Andy, Renaissance Brewing on their Stonecutter Scotch Ale
Food by: Darren Purchese from Burch & Purchese
… paired with Murray’s Grand Cru
The previous course was a highlight but this one knocked it out of the park. The dessert and the beer complemented each other so much so that if they were people they would have been mockingly told to get a room. The dessert emphasised the bright orange citrus in the beer whilst the Grand Cru highlighted the dessert’s rich chocolate base. The caramel in the dessert shined through the Grand Cru’s dank, apricot, lemony goodness.
“We wanted to do something different from the traditional chocolate malted beer with chocolate dessert,” Shawn from Murray’s said and they definiately achieved that and then some! According to Shawn it’s one of the best matches he’s ever had with one of his beers.
Cheese: Pecora’s Jamberoo Mountain Blue & Berry’s Creek Tarwin Blue
… paired with Mornington Peninsula Russian Imperial Stout
Merricote’s Rob Kaboord introduced the cheese and beer course, presenting two types of blue cheese. The Percora’s Jamberboo a sheep’s milk cheese from NSW, lightly chalky and soft, like a halloumi cheese that has been dipped in mould.
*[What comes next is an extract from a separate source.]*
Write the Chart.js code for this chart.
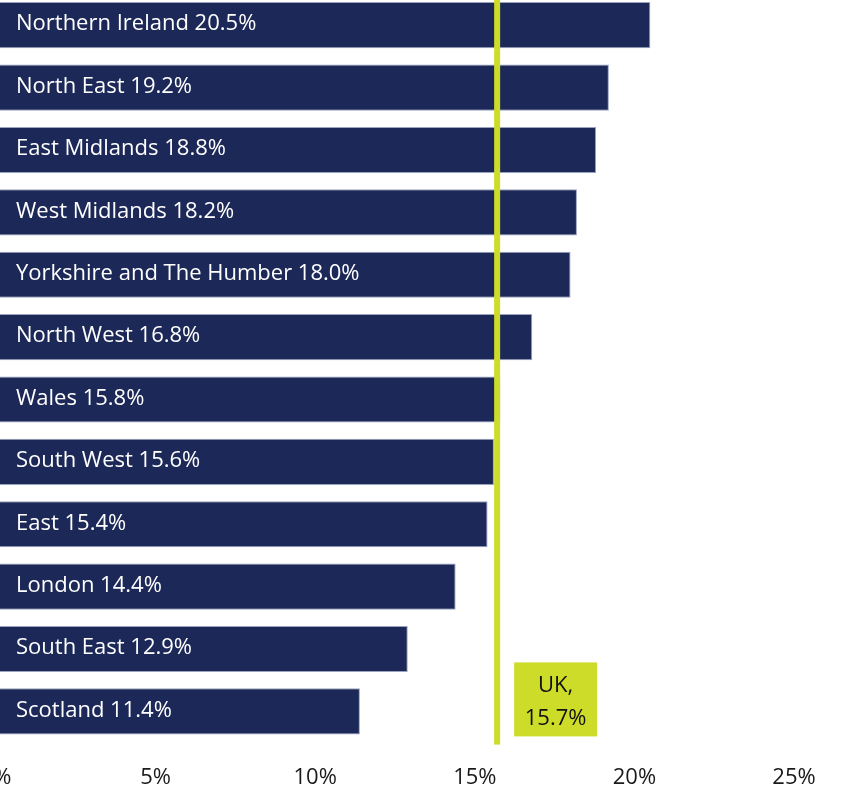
<!DOCTYPE html>
<html lang="en">
<head>
    <meta charset="UTF-8">
    <title>Regional rates vs UK</title>
    <script src="https://cdn.jsdelivr.net/npm/chart.js"></script>
    <style>
        html, body { margin: 0; padding: 0; background: #fff; overflow: hidden; width: 866px; height: 789px; }
        #wrap { position: absolute; left: -40px; top: -20px; width: 910px; height: 827px; }
    </style>
</head>
<body>
    <div id="wrap"><canvas id="chart"></canvas></div>

    <script>
        // data
        const regions = ["Northern Ireland", "North East", "East Midlands", "West Midlands",
            "Yorkshire and The Humber", "North West", "Wales", "South West", "East",
            "London", "South East", "Scotland"];
        const rates = [20.5, 19.2, 18.8, 18.2, 18.0, 16.8, 15.8, 15.6, 15.4, 14.4, 12.9, 11.4];
        const ukRate = 15.7;
        const ukLabel = ["UK,", ukRate.toFixed(1) + "%"];
        const xTicks = [0, 5, 10, 15, 20, 25];

        const NAVY = "#1c2857";
        const LIME = "#cddc29";
        const FONT = "'Open Sans', sans-serif";

        // white names + values inside the bars, UK line and its tag
        const overlay = {
            id: "overlay",
            afterDatasetsDraw(chart) {
                const ctx = chart.ctx;
                const x = chart.scales.x;
                const y = chart.scales.y;
                const meta = chart.getDatasetMeta(0);
                ctx.save();
                ctx.font = "22px " + FONT;
                ctx.fillStyle = "#ffffff";
                ctx.textBaseline = "middle";
                ctx.textAlign = "left";
                meta.data.forEach((bar, i) => {
                    ctx.fillText(regions[i] + " " + rates[i].toFixed(1) + "%", x.getPixelForValue(0) + 20, bar.y - 1);
                });

                // UK average line
                const ux = x.getPixelForValue(ukRate);
                ctx.fillStyle = LIME;
                ctx.fillRect(ux - 3, chart.chartArea.top, 6, chart.chartArea.bottom - chart.chartArea.top + 2);

                // UK tag next to the last bar
                const cy = y.getPixelForValue(regions.length - 1) - 12;
                ctx.fillRect(ux + 17, cy - 37, 83, 74);
                ctx.fillStyle = "#111111";
                ctx.textAlign = "center";
                ctx.fillText(ukLabel[0], ux + 58.5, cy - 14);
                ctx.fillText(ukLabel[1], ux + 58.5, cy + 19);
                ctx.restore();
            }
        };

        new Chart(document.getElementById("chart"), {
            type: "bar",
            data: {
                labels: regions,
                datasets: [{
                    data: rates,
                    backgroundColor: NAVY,
                    borderColor: "#9aa3c2",
                    borderWidth: 1,
                    borderSkipped: "left",
                    barPercentage: 0.74,
                    categoryPercentage: 1
                }]
            },
            options: {
                indexAxis: "y",
                responsive: true,
                maintainAspectRatio: false,
                animation: false,
                layout: { padding: { left: 36, right: 76, top: 14, bottom: 3 } },
                plugins: { legend: { display: false }, tooltip: { enabled: false } },
                scales: {
                    x: {
                        min: 0,
                        max: 25,
                        afterBuildTicks(scale) { scale.ticks = xTicks.map(v => ({ value: v })); },
                        grid: { display: false },
                        border: { display: false },
                        ticks: {
                            padding: 13.5,
                            color: "#1a1a1a",
                            font: { family: FONT, size: 22 },
                            callback: v => v + "%"
                        }
                    },
                    y: { display: false }
                }
            },
            plugins: [overlay]
        });
    </script>
</body>
</html>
The Berry’s Creek hailed from VIC, a cow’s milk but with more pronounced blue flavours, salty, rich and fruity.
“Holy fuck, what are we going to match with this?!”
Rob on the hunt for a pair with the Mornington Russian Imperial Stout
“AG”, brewer at Mornington Peninsula, introduced the beer remarking it was the fourth time during Good Beer Week that he was discussing this brew. I guess we all have impeciable taste! For AG the match showcased the classic roasty malt and salty cheese pairing that seems to work time and time again.